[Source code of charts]
◆ ◆ ◆ ◆ ◆

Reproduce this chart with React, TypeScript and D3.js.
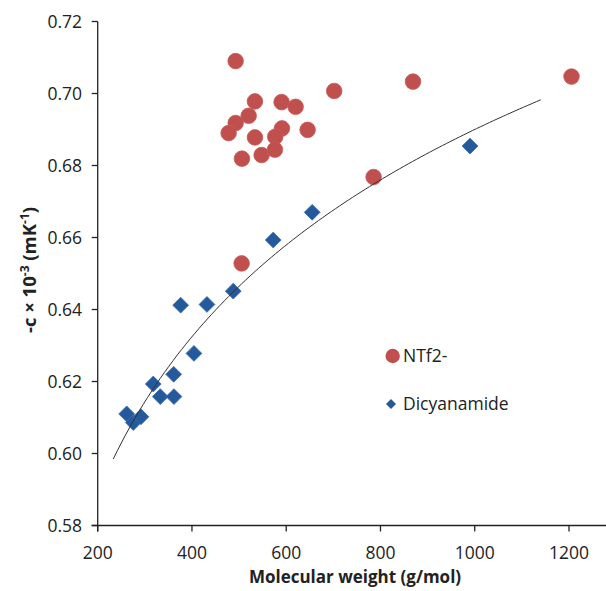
import React from "react";
import * as d3 from "d3";

// NTf2- series
const ntf2X = [492.7, 701.8, 533.6, 590.2, 619.9, 520.3, 492.7, 477.8, 590.9, 645.4, 533.6, 576.7, 506, 547.8, 576, 785.4, 505.4, 1205.3, 869];
const ntf2Y = [0.709, 0.7007, 0.6978, 0.6976, 0.6963, 0.6938, 0.6918, 0.689, 0.6903, 0.6899, 0.6878, 0.688, 0.6819, 0.6829, 0.6844, 0.6768, 0.6528, 0.7047, 0.7033];
// Dicyanamide series
const dicX = [376, 431.8, 487.6, 404.2, 361.2, 317.9, 332.8, 361.8, 261.5, 275.5, 291.8, 572.4, 655.1, 990];
const dicY = [0.6412, 0.6414, 0.6451, 0.6278, 0.622, 0.6193, 0.6158, 0.6158, 0.611, 0.6086, 0.6102, 0.6593, 0.667, 0.6854];

const xTicks = [200, 400, 600, 800, 1000, 1200];
const yTicks = [0.58, 0.6, 0.62, 0.64, 0.66, 0.68, 0.7, 0.72];
const trendStart = 233;
const trendEnd = 1140;
const seriesNames = ["NTf2-", "Dicyanamide"];

const W = 606;
const H = 591;
const FONT = "'Open Sans', 'Noto Sans', sans-serif";

export default function App() {
  const x = d3.scaleLinear().domain([200, 1200]).range([97.7, 569]);
  const y = d3.scaleLinear().domain([0.58, 0.72]).range([525.5, 21.5]);

  // logarithmic least-squares trendline on the Dicyanamide data
  const lx = dicX.map((v) => Math.log(v));
  const mx = d3.mean(lx) as number;
  const my = d3.mean(dicY) as number;
  let sxy = 0, sxx = 0;
  lx.forEach((v, i) => {
    sxy += (v - mx) * (dicY[i] - my);
    sxx += (v - mx) * (v - mx);
  });
  const slope = sxy / sxx;
  const icpt = my - slope * mx;
  const trendXs = d3.range(0, 101).map((i) => trendStart + ((trendEnd - trendStart) * i) / 100);
  const line = d3
    .line<number>()
    .x((v) => x(v))
    .y((v) => y(slope * Math.log(v) + icpt));

  const diamond = d3.symbol().type(d3.symbolSquare).size(125)() as string;

  const x0 = x(200);
  const yb = y(0.58);

  return (
    <svg width={W} height={H} style={{ position: "absolute", left: 0, top: 0, background: "#fff" }} fontFamily={FONT}>
      {/* axes */}
      <line x1={x0} x2={x0} y1={y(0.72)} y2={yb + 6} stroke="#222" strokeWidth={1.3} />
      <line x1={x0 - 6} x2={W} y1={yb} y2={yb} stroke="#222" strokeWidth={1.3} />
      {yTicks.map((t) => (
        <g key={"y" + t}>
          <line x1={x0 - 6} x2={x0} y1={y(t)} y2={y(t)} stroke="#222" strokeWidth={1.3} />
          <text x={82} y={y(t)} dy="0.35em" textAnchor="end" fontSize={17.5} fill="#222">
            {t.toFixed(2)}
          </text>
        </g>
      ))}
      {xTicks.map((t) => (
        <g key={"x" + t}>
          <line x1={x(t)} x2={x(t)} y1={yb} y2={yb + 6} stroke="#222" strokeWidth={1.3} />
          <text x={x(t)} y={553} dy="0.35em" textAnchor="middle" fontSize={17.5} fill="#222">
            {t}
          </text>
        </g>
      ))}
      <text x={355} y={577} dy="0.35em" textAnchor="middle" fontSize={17} fontWeight="bold" fill="#222">
        Molecular weight (g/mol)
      </text>
      <text transform="translate(30,270) rotate(-90)" textAnchor="middle" dy="0.35em" fontSize={18.5} fontWeight="bold" fill="#222">
        -c × 10<tspan fontSize={12} dy="-7">-3</tspan>
        <tspan dy="7"> (mK</tspan>
        <tspan fontSize={12} dy="-7">-1</tspan>
        <tspan dy="7">)</tspan>
      </text>

      {/* NTf2- circles */}
      {ntf2X.map((v, i) => (
        <circle key={"c" + i} cx={x(v)} cy={y(ntf2Y[i])} r={7.8} fill="#C0504D" stroke="#C75B58" strokeWidth={0.8} />
      ))}
      {/* Dicyanamide diamonds */}
      {dicX.map((v, i) => (
        <path
          key={"d" + i}
          d={diamond}
          transform={`translate(${x(v)},${y(dicY[i])}) rotate(45)`}
          fill="#245A9C"
          stroke="#3B6DAE"
          strokeWidth={0.8}
        />
      ))}
      {/* trendline */}
      <path d={line(trendXs) as string} fill="none" stroke="#333" strokeWidth={1} />

      {/* legend */}
      <circle cx={392.7} cy={356} r={7.2} fill="#C0504D" />
      <text x={403} y={356} dy="0.35em" fontSize={17.5} fill="#222">
        {seriesNames[0]}
      </text>
      <path d={d3.symbol().type(d3.symbolSquare).size(50)() as string} transform="translate(391,404) rotate(45)" fill="#245A9C" />
      <text x={403} y={404} dy="0.35em" fontSize={17.5} fill="#222">
        {seriesNames[1]}
      </text>
    </svg>
  );
}
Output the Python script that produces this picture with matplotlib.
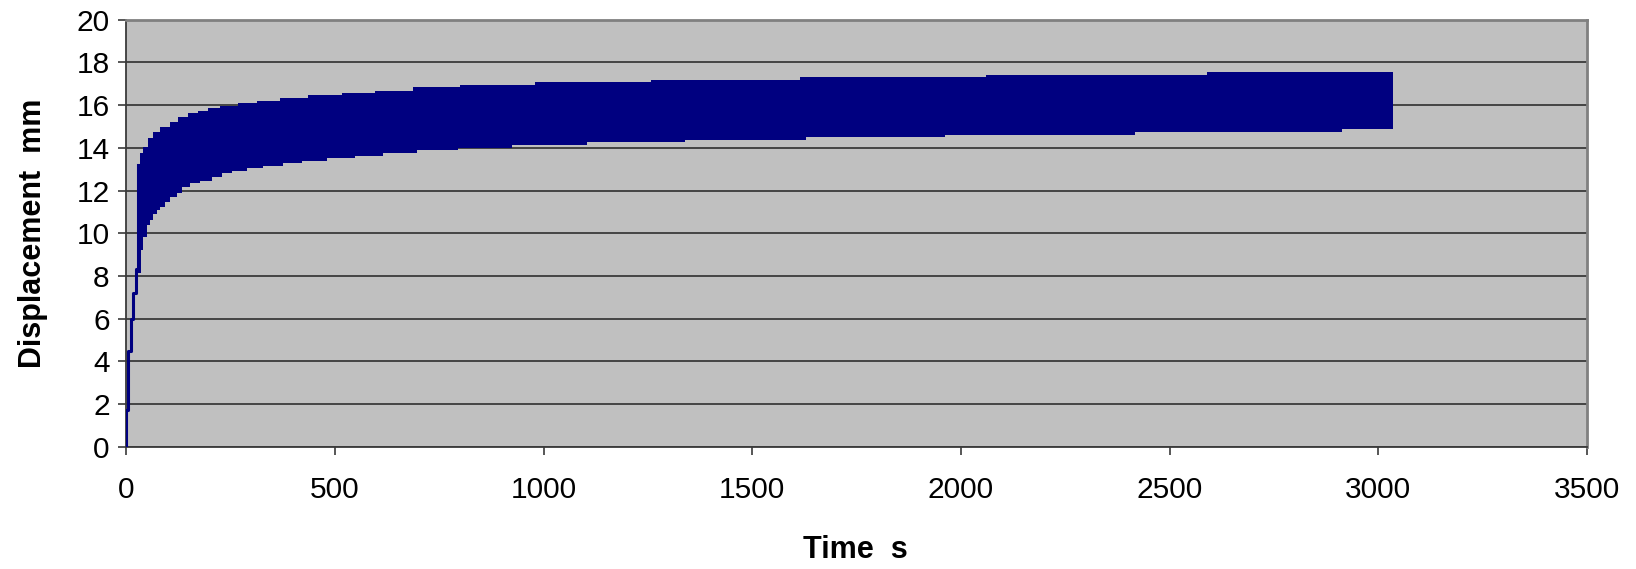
import matplotlib
matplotlib.use("Agg")
import numpy as np
import matplotlib.pyplot as plt

# early rise (step line before the signal starts to oscillate)
t_start = [0, 0, 4.8, 10.5, 16.8, 23.2, 28.8]
v_start = [0, 1.7, 4.5, 6.0, 7.2, 8.3, 8.3]

# upper envelope of the oscillating signal (step changes)
t_up = [28.8, 32.8, 40.8, 52.8, 64.7, 80.7, 104.7, 124.7, 148.7, 172.6,
        196.6, 224.5, 268.4, 312.3, 368.3, 436.1, 516, 595.9, 687.8, 800,
        979, 1257, 1614, 2059, 2590]
v_up = [13.2, 13.74, 14.05, 14.45, 14.76, 14.99, 15.23, 15.46, 15.62, 15.73,
        15.85, 15.96, 16.09, 16.21, 16.32, 16.48, 16.56, 16.68, 16.84, 16.94,
        17.07, 17.16, 17.32, 17.43, 17.55]

# lower envelope
t_lo = [28.8, 34.4, 40.8, 48.8, 56.8, 64.7, 72.7, 80.7, 92.7, 104.7,
        120.7, 132.7, 152.6, 176.6, 204.5, 228.5, 252.5, 288.5, 328.3, 376.2,
        420.3, 480.2, 548, 615.8, 695.8, 795.5, 923.4, 1103, 1338.6, 1628.5,
        1961.6, 2416.8, 2912.1]
v_lo = [8.13, 9.21, 9.84, 10.38, 10.62, 10.9, 11.09, 11.24, 11.48, 11.68,
        11.9, 12.18, 12.34, 12.46, 12.65, 12.81, 12.91, 13.04, 13.15, 13.28,
        13.4, 13.51, 13.63, 13.74, 13.9, 14.01, 14.13, 14.26, 14.37, 14.51,
        14.6, 14.74, 14.88]

t_end = 3034

navy = "#000080"

plt.rcParams["font.family"] = ["Liberation Sans", "DejaVu Sans"]

fig = plt.figure(figsize=(16.36, 5.69), dpi=100)
ax = fig.add_axes([0.0772, 0.2151, 0.8929, 0.7501])
ax.set_facecolor("#C0C0C0")

# step lookup of both envelopes on a common time grid
tg = np.union1d(np.union1d(t_up, t_lo), [t_end])
up = np.array(v_up)[np.searchsorted(t_up, tg, side="right") - 1]
lo = np.array(v_lo)[np.searchsorted(t_lo, tg, side="right") - 1]
ax.fill_between(tg, lo, up, step="post", color=navy, linewidth=0, zorder=3)
ax.plot(t_start, v_start, color=navy, lw=2.2, zorder=3, drawstyle="steps-post")
ax.plot([t_start[-1], t_start[-1]], [v_start[-1], v_up[0]], color=navy, lw=2.2, zorder=3)

ax.set_xlim(0, 3500)
ax.set_ylim(0, 20)
ax.set_xticks(np.arange(0, 3501, 500))
ax.set_yticks(np.arange(0, 21, 2))
ax.yaxis.grid(True, color="#3a3a3a", lw=1.3, zorder=1)
ax.set_axisbelow(True)

for s in ["top", "right"]:
    ax.spines[s].set_color("#808080")
    ax.spines[s].set_linewidth(2)
for s in ["left", "bottom"]:
    ax.spines[s].set_color("#3a3a3a")
    ax.spines[s].set_linewidth(1.3)

ax.tick_params(axis="both", direction="out", length=6, width=1.2,
               color="#3a3a3a", labelsize=21.5)
ax.tick_params(axis="y", pad=6)
ax.tick_params(axis="x", pad=15)

fig.text(0.020, 0.590, "Displacement  mm", rotation=90, ha="center", va="center",
         fontsize=22, fontweight="bold")
fig.text(0.523, 0.033, "Time  s", ha="center", va="center",
         fontsize=22, fontweight="bold")

fig.savefig("out.png", dpi=100)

◆ ◆ ◆ ◆ ◆

* _EXERCISE DESCRIPTION_:
Which lines in the listing above hold the word "this"? Show each of them.

* _ANSWER TO THE EXERCISE_:
Reproduce this chart with React, TypeScript and D3.js.
Output the Python script that produces this picture with matplotlib.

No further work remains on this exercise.